--- start GIVEN MATERIAL ---

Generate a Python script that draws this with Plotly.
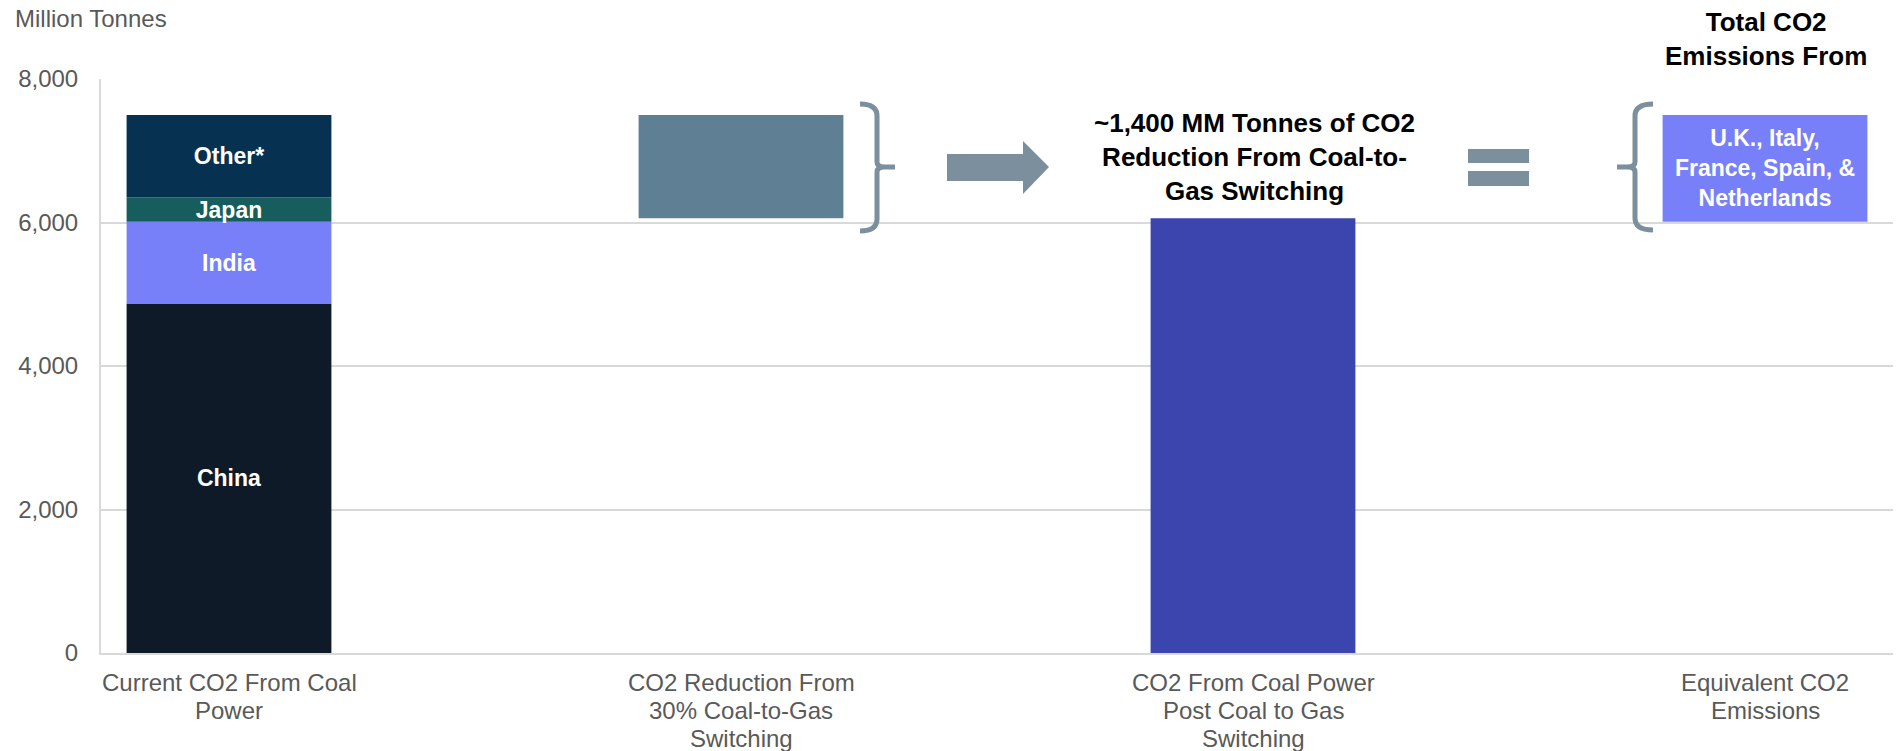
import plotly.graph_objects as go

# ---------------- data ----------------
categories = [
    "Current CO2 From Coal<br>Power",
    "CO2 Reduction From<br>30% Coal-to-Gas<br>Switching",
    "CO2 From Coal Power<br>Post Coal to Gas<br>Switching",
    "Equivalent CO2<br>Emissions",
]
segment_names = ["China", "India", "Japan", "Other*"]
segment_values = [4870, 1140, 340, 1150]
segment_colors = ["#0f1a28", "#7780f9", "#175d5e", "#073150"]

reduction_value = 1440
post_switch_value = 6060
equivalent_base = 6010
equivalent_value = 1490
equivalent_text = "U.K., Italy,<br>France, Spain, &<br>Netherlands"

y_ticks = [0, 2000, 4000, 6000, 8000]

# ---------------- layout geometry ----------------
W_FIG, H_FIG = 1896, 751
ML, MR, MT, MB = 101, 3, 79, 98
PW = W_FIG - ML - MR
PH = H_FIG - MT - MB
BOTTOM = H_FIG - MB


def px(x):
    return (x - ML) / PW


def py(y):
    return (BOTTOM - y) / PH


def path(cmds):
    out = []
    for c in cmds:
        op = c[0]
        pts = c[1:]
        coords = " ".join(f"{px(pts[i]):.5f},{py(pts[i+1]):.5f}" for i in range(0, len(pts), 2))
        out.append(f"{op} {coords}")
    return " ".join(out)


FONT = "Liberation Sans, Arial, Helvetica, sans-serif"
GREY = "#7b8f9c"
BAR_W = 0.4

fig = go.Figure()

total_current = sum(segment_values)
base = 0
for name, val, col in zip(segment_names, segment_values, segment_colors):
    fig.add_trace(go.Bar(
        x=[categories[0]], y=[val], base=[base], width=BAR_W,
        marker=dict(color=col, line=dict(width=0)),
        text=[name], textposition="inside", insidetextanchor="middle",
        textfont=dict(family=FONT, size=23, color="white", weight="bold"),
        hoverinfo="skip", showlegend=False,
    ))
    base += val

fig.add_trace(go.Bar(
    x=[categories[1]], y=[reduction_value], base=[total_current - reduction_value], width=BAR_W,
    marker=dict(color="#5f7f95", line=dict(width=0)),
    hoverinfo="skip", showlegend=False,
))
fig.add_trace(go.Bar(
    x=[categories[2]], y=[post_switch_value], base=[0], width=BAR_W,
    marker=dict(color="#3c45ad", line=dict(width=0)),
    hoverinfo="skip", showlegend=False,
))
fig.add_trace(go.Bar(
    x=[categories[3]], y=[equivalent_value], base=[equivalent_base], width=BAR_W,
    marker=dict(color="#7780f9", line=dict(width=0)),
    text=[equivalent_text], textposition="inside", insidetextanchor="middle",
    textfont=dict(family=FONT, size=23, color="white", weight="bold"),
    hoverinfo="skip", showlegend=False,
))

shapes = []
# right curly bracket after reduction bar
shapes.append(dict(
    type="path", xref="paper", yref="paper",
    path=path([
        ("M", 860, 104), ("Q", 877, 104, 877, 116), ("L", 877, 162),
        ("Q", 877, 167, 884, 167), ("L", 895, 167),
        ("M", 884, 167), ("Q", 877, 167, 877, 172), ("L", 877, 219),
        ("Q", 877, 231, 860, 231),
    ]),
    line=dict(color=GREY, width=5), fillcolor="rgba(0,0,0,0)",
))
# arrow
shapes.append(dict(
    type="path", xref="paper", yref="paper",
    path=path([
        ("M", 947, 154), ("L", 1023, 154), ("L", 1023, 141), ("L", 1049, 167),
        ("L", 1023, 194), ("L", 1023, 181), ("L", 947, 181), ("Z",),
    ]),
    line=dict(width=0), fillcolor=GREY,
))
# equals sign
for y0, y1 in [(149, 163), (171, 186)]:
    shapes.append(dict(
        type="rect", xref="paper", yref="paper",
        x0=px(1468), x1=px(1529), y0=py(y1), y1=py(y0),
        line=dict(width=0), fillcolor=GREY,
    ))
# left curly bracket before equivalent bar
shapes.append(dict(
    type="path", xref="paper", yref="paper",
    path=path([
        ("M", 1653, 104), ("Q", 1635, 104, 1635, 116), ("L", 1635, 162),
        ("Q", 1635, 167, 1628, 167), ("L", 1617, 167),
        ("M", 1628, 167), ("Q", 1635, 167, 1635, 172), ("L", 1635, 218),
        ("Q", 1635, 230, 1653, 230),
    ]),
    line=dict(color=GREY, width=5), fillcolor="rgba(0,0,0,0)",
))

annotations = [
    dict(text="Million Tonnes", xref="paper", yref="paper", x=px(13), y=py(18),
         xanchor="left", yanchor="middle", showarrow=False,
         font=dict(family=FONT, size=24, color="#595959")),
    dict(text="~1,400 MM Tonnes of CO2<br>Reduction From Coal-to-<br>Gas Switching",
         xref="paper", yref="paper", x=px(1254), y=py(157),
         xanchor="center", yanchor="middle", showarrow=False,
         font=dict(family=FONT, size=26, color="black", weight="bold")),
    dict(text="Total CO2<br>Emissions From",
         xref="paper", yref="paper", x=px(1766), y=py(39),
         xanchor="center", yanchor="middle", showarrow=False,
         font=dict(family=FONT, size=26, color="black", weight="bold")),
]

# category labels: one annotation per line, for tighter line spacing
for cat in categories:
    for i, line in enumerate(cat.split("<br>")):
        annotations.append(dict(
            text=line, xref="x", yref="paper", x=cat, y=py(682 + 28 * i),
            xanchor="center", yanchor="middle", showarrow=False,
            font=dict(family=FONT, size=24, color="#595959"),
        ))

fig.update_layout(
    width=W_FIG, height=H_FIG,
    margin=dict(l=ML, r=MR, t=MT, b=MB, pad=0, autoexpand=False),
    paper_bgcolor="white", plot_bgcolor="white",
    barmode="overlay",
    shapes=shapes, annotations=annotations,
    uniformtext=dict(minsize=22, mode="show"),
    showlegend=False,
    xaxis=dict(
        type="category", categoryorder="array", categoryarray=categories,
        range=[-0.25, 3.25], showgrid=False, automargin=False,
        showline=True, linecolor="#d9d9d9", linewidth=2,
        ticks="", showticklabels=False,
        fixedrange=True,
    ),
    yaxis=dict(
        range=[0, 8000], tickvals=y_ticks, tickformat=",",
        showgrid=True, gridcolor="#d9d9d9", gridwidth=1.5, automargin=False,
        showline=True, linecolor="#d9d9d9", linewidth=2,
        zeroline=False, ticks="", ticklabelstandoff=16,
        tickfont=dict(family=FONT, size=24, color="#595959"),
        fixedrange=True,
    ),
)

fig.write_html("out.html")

--- end GIVEN MATERIAL ---

Only the lines from the start of the material through the line containing "import plotly.graph_objects as go" should be transcribed. Pictures stay out.

Generate a Python script that draws this with Plotly.
import plotly.graph_objects as go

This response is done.